PROVIDENCE — Patrick’s Pub, a favorite Smith Hill political haunt, will pay $14,000 over three years for violating federal copyright laws.
The copyright holders sued the pub and its owner, Patrick T. Griffin, last year for violating laws four times when a band played reggae legend Bob Marley’s “Is This Love,” Tom Petty’s “The Waiting,” the Grateful Dead’s “Friend of the Devil” and “Ventura Highway” by Dewey Bunnell one night last February. They had sought $750 to $30,000 for each violation.
“He obviously learned his lesson in a costly fashion,” Daniel P. McKiernan, the pub owner’s lawyer, said of his client in the wake of the consent agreement reached yesterday in U.S. District Court.
Though the suit was brought by the copyright holders, it was the American Society of Composers, Authors and Publishers that pursued the case. A membership organization of more than 330,000 composers, songwriters and music publishers, ASCAP requires bars, restaurants, nightclubs and even stores to pay license fees to gain unlimited access to its repertoire of millions of songs. Royalties are then distributed to publishers and writers, according to ASCAP.

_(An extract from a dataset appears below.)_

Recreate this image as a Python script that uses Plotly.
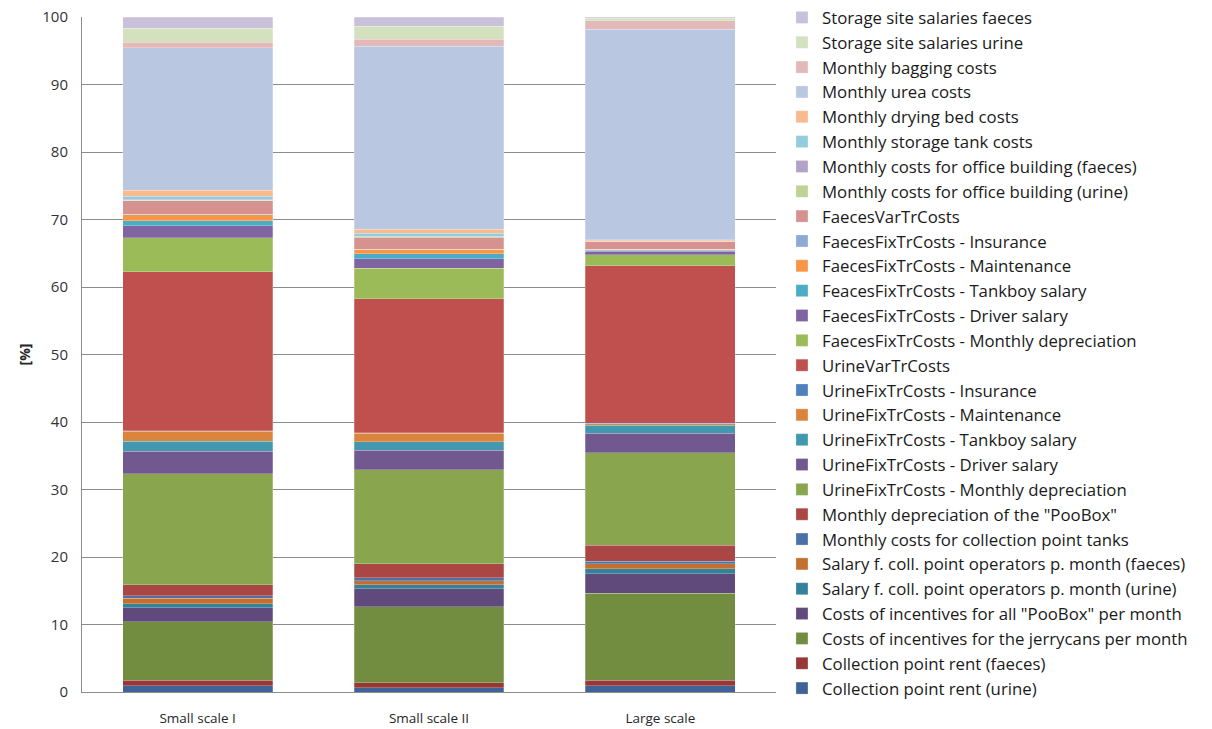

Griffin repeatedly rebuffed efforts to get him to enter a license agreement, according to Richard Reimer, a lawyer for ASCAP. As a result, an ASCAP investigator went to the pub and saw the performance. Griffin has said he mistook ASCAP’s pursuit of a license as a scam.
McKiernan said the pub now has a license agreement with ASCAP and all appropriate copyright organizations.
Patrick’s Pub will hold a fundraiser called Save the Music Party on Thursday to help raise money to pay for the settlement, McKiernan said.